# Problem to solve:
Please print the lines between the one with "Clone this chart" and the one with "const R = 230;", both ends included, exactly as written, with no pictures.

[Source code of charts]
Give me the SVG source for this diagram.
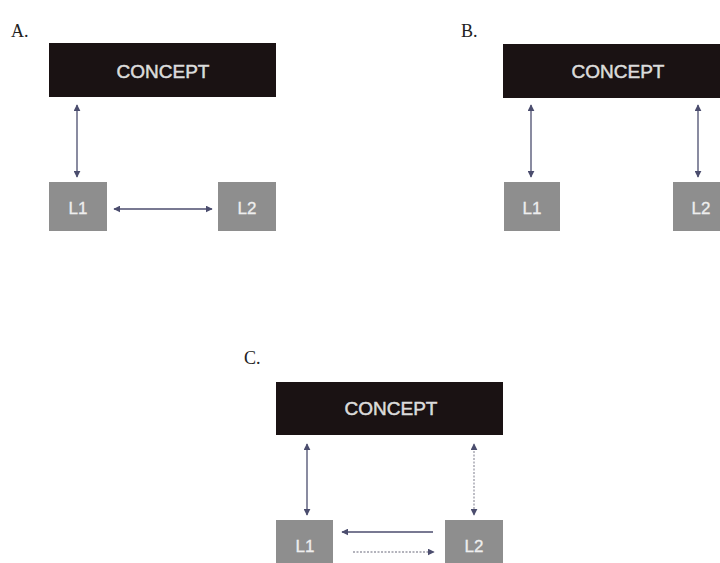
<svg xmlns="http://www.w3.org/2000/svg" width="720" height="563" viewBox="0 0 720 563">
<style>
.lbl{font-family:"Liberation Serif",serif;font-size:18px;fill:#222}
.concept{fill:#1a1213}
.ctext{font-family:"Liberation Sans",Arial,sans-serif;font-size:19px;fill:#dcdcdc;stroke:#dcdcdc;stroke-width:0.5;text-anchor:middle}
.lang{fill:#8e8e8e}
.ltext{font-family:"Liberation Sans",Arial,sans-serif;font-size:17px;fill:#eeeeee;stroke:#eeeeee;stroke-width:0.3;text-anchor:middle}
.ar{stroke:#4b4d6e;stroke-width:1.3;fill:none}
.dot{stroke:#9a9aa6;stroke-dasharray:2 1.5}
</style>
<defs>
<marker id="ah" viewBox="0 0 10 10" refX="9" refY="5" markerWidth="7" markerHeight="7" markerUnits="userSpaceOnUse" orient="auto-start-reverse">
<path d="M0,0 L10,5 L0,10 z" fill="#4b4d6e"/>
</marker>
</defs>
<rect width="720" height="563" fill="#ffffff"/>
<text class="lbl" x="11" y="37">A.</text>
<text class="lbl" x="461" y="37">B.</text>
<text class="lbl" x="244" y="364">C.</text>

<g id="A-concept"><rect class="concept" x="49" y="43" width="227" height="54"/><text class="ctext" x="163" y="78">CONCEPT</text></g>
<g id="A-L1"><rect class="lang" x="49" y="182" width="58" height="49"/><text class="ltext" x="78" y="214">L1</text></g>
<g id="A-L2"><rect class="lang" x="218" y="182" width="58" height="49"/><text class="ltext" x="247" y="214">L2</text></g>

<g id="B-concept"><rect class="concept" x="503" y="44" width="227" height="54"/><text class="ctext" x="618" y="78">CONCEPT</text></g>
<g id="B-L1"><rect class="lang" x="504" y="182" width="56" height="49"/><text class="ltext" x="532" y="214">L1</text></g>
<g id="B-L2"><rect class="lang" x="673" y="182" width="56" height="49"/><text class="ltext" x="701" y="214">L2</text></g>

<g id="C-concept"><rect class="concept" x="276" y="382" width="227" height="53"/><text class="ctext" x="391" y="415">CONCEPT</text></g>
<g id="C-L1"><rect class="lang" x="276" y="520" width="57" height="50"/><text class="ltext" x="305" y="552">L1</text></g>
<g id="C-L2"><rect class="lang" x="445" y="520" width="58" height="50"/><text class="ltext" x="474" y="552">L2</text></g>

<g id="connectors">
<line class="ar" x1="77" y1="105" x2="77" y2="177" marker-start="url(#ah)" marker-end="url(#ah)"/>
<line class="ar" x1="114" y1="209" x2="212" y2="209" marker-start="url(#ah)" marker-end="url(#ah)"/>
<line class="ar" x1="531" y1="105" x2="531" y2="177" marker-start="url(#ah)" marker-end="url(#ah)"/>
<line class="ar" x1="698" y1="105" x2="698" y2="177" marker-start="url(#ah)" marker-end="url(#ah)"/>
<line class="ar" x1="307" y1="444" x2="307" y2="515" marker-start="url(#ah)" marker-end="url(#ah)"/>
<line class="ar dot" x1="474" y1="444" x2="474" y2="515" marker-start="url(#ah)" marker-end="url(#ah)"/>
<line class="ar" x1="433" y1="532" x2="342" y2="532" marker-end="url(#ah)"/>
<line class="ar dot" x1="353" y1="552" x2="434" y2="552" marker-end="url(#ah)"/>
</g>
</svg>
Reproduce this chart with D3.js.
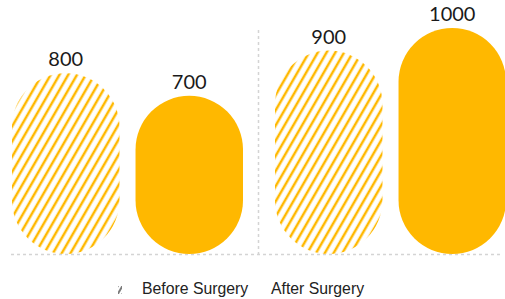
<!DOCTYPE html>
<html>
<head>
<meta charset="utf-8">
<script src="https://cdn.jsdelivr.net/npm/d3@7"></script>
<style>
  body { margin: 0; background: #fff; }
</style>
</head>
<body>
<div id="chart"></div>
<script>
// data
var groups = ["g1", "g2"];
var seriesNames = ["Before Surgery", "After Surgery"];
var beforeValues = [800, 900];
var afterValues = [700, 1000];

var W = 505, H = 299;
var color = "#FFB800";

var svg = d3.select("#chart").append("svg")
  .attr("width", W)
  .attr("height", H);

var defs = svg.append("defs");
var pat = defs.append("pattern")
  .attr("id", "hatch")
  .attr("patternUnits", "userSpaceOnUse")
  .attr("width", 7.6)
  .attr("height", 10)
  .attr("patternTransform", "rotate(30)");
pat.append("line")
  .attr("x1", 2).attr("y1", 0)
  .attr("x2", 2).attr("y2", 10)
  .attr("stroke", color)
  .attr("stroke-width", 2.5);

var pat2 = defs.append("pattern")
  .attr("id", "hatchdark")
  .attr("patternUnits", "userSpaceOnUse")
  .attr("width", 4)
  .attr("height", 10)
  .attr("patternTransform", "rotate(30)");
pat2.append("line")
  .attr("x1", 1).attr("y1", 0)
  .attr("x2", 1).attr("y2", 10)
  .attr("stroke", "#333")
  .attr("stroke-width", 1.3);

defs.append("clipPath").attr("id", "plotclip")
  .append("rect")
  .attr("x", 11).attr("y", 0)
  .attr("width", W - 11).attr("height", 256);

var data = groups.map(function(g, i) {
  return { group: g, values: [
    { key: seriesNames[0], value: beforeValues[i] },
    { key: seriesNames[1], value: afterValues[i] }
  ]};
});

var x0 = d3.scaleBand()
  .domain(groups)
  .range([-5, 521]);

var x1 = d3.scaleBand()
  .domain(seriesNames)
  .range([17, 248])
  .paddingInner(0.13);

var y = d3.scaleLinear()
  .domain([0, 1000])
  .range([254, 28]);

// baseline and divider
svg.append("line")
  .attr("x1", 11).attr("x2", 503)
  .attr("y1", y(0) + 0.5).attr("y2", y(0) + 0.5)
  .attr("stroke", "#d4d4d4")
  .attr("stroke-width", 1.5)
  .attr("stroke-dasharray", "3,3");

svg.append("line")
  .attr("x1", x0("g2") + 0.5).attr("x2", x0("g2") + 0.5)
  .attr("y1", 30).attr("y2", y(0))
  .attr("stroke", "#d4d4d4")
  .attr("stroke-width", 1.5)
  .attr("stroke-dasharray", "3,3");

var plot = svg.append("g").attr("clip-path", "url(#plotclip)");

var grp = plot.selectAll(".grp")
  .data(data)
  .enter().append("g")
  .attr("transform", function(d) { return "translate(" + x0(d.group) + ",0)"; });

grp.selectAll("rect")
  .data(function(d) { return d.values; })
  .enter().append("rect")
  .attr("x", function(d) { return x1(d.key); })
  .attr("y", function(d) { return y(d.value); })
  .attr("width", x1.bandwidth())
  .attr("height", function(d) { return y(0) - y(d.value); })
  .attr("rx", x1.bandwidth() / 2)
  .attr("ry", x1.bandwidth() / 2)
  .attr("fill", function(d) { return d.key == seriesNames[0] ? "url(#hatch)" : color; });

var lbl = svg.selectAll(".lblg")
  .data(data)
  .enter().append("g")
  .attr("transform", function(d) { return "translate(" + x0(d.group) + ",0)"; });

lbl.selectAll("text")
  .data(function(d) { return d.values; })
  .enter().append("text")
  .attr("x", function(d) { return x1(d.key) + x1.bandwidth() / 2; })
  .attr("y", function(d) { return y(d.value) - 7; })
  .attr("text-anchor", "middle")
  .attr("font-family", "Lato, 'Noto Sans', sans-serif")
  .attr("font-size", "20px")
  .attr("fill", "#1a1a1a")
  .text(function(d) { return d.value; });

// legend
svg.append("rect")
  .attr("x", 118).attr("y", 286)
  .attr("width", 4).attr("height", 8)
  .attr("fill", "url(#hatchdark)");

var legendX = [142, 271];
svg.selectAll(".leg")
  .data(seriesNames)
  .enter().append("text")
  .attr("x", function(d, i) { return legendX[i]; })
  .attr("y", 294)
  .attr("font-family", "'Liberation Sans', Arial, sans-serif")
  .attr("font-size", "15.8px")
  .attr("fill", "#222")
  .text(function(d) { return d; });
</script>
</body>
</html>
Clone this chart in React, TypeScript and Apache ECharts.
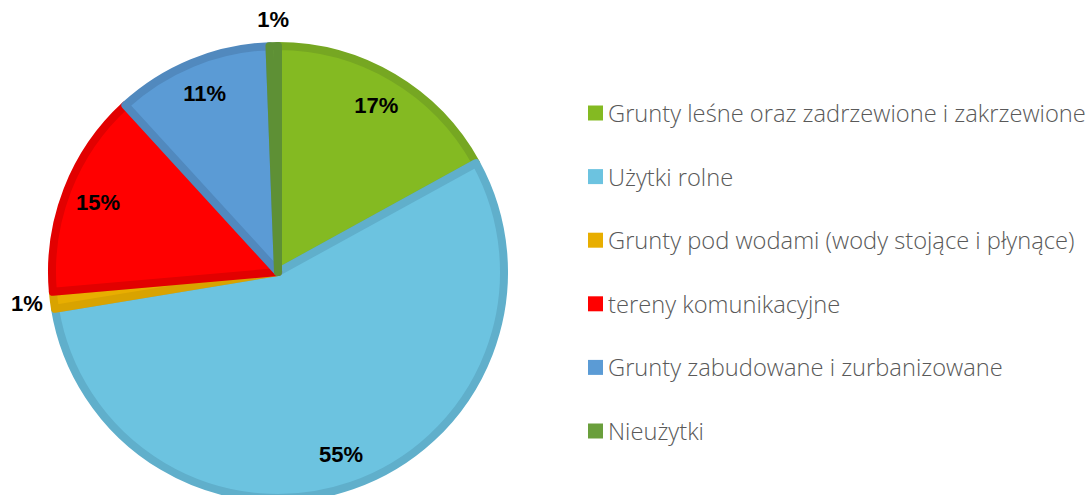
import React, { useEffect, useRef } from "react";
import * as echarts from "echarts";

const categories = [
  "Grunty leśne oraz zadrzewione i zakrzewione",
  "Użytki rolne",
  "Grunty pod wodami (wody stojące i płynące)",
  "tereny komunikacyjne",
  "Grunty zabudowane i zurbanizowane",
  "Nieużytki",
];
const values = [17.0, 55.4, 1.2, 14.6, 11.2, 0.6];
const fillColors = ["#84BA22", "#6CC3E0", "#E8AE00", "#FF0000", "#5B9BD5", "#6A9F3C"];
const borderColors = ["#76A722", "#60AFCB", "#D9A300", "#E20000", "#5189BE", "#5E9035"];

const CX = 278;
const CY = 272;
const R = 230;

export default function App() {
  const ref = useRef<HTMLDivElement>(null);
  useEffect(() => {
    document.body.style.margin = "0";
    const chart = echarts.init(ref.current!, null, { renderer: "svg" });
    const mainData = categories.map((name, i) => ({
      name,
      value: values[i],
      itemStyle: { color: fillColors[i], borderColor: borderColors[i] },
    }));
    const overlayData = categories.map((name, i) => ({
      name,
      value: values[i],
      itemStyle: { color: "rgba(0,0,0,0)", borderWidth: 0 },
    }));
    const labelStyle = {
      color: "#000",
      fontFamily: "Liberation Sans, Arial, sans-serif",
      fontWeight: "bold" as const,
      fontSize: 22,
    };
    chart.setOption({
      animation: false,
      legend: {
        orient: "vertical",
        left: 588,
        top: 99.5,
        padding: 0,
        itemWidth: 15,
        itemHeight: 15,
        itemGap: 36.6,
        icon: "rect",
        data: categories,
        selectedMode: false,
        itemStyle: { borderWidth: 0 },
        textStyle: {
          color: "#595959",
          fontFamily: "Open Sans, sans-serif",
          fontWeight: 300,
          fontSize: 23.7,
          lineHeight: 27,
        },
      },
      series: [
        {
          type: "pie",
          center: [CX, CY],
          radius: [0, R - 4],
          startAngle: 90,
          clockwise: true,
          silent: true,
          itemStyle: { borderWidth: 8, borderJoin: "round" },
          label: { show: false },
          labelLine: { show: false },
          data: mainData,
        },
        {
          type: "pie",
          center: [CX, CY],
          radius: [150, R],
          startAngle: 90,
          clockwise: true,
          silent: true,
          label: {
            show: true,
            position: "inside",
            ...labelStyle,
            formatter: (p: any) => (p.value >= 5 ? `${Math.round(p.percent)}%` : ""),
          },
          labelLine: { show: false },
          data: overlayData,
        },
        {
          type: "pie",
          center: [CX, CY],
          radius: [R, 270],
          startAngle: 90,
          clockwise: true,
          silent: true,
          label: {
            show: true,
            position: "inside",
            ...labelStyle,
            formatter: (p: any) => (p.value < 5 ? `${Math.round(p.percent)}%` : ""),
          },
          labelLine: { show: false },
          data: overlayData,
        },
      ],
    });
    return () => chart.dispose();
  }, []);
  return <div ref={ref} style={{ width: 1091, height: 495 }} />;
}
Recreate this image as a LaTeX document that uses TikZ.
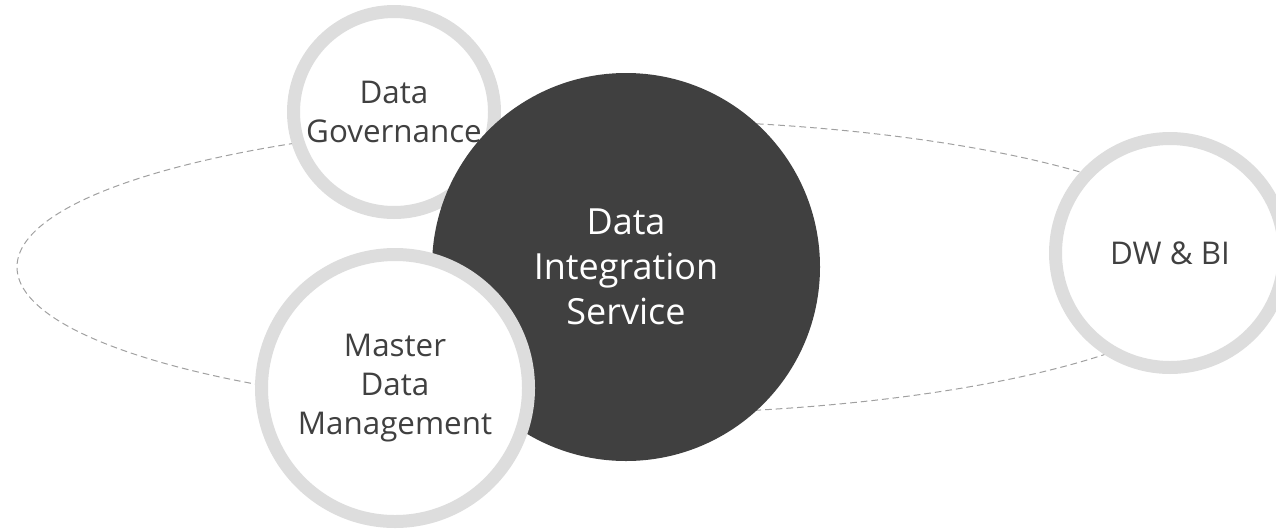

# Completed task:
Clone this chart in React, TypeScript and Apache ECharts.
import React, { useEffect, useRef } from "react";
import * as echarts from "echarts";

const categories = [
  "Grunty leśne oraz zadrzewione i zakrzewione",
  "Użytki rolne",
  "Grunty pod wodami (wody stojące i płynące)",
  "tereny komunikacyjne",
  "Grunty zabudowane i zurbanizowane",
  "Nieużytki",
];
const values = [17.0, 55.4, 1.2, 14.6, 11.2, 0.6];
const fillColors = ["#84BA22", "#6CC3E0", "#E8AE00", "#FF0000", "#5B9BD5", "#6A9F3C"];
const borderColors = ["#76A722", "#60AFCB", "#D9A300", "#E20000", "#5189BE", "#5E9035"];

const CX = 278;
const CY = 272;
const R = 230;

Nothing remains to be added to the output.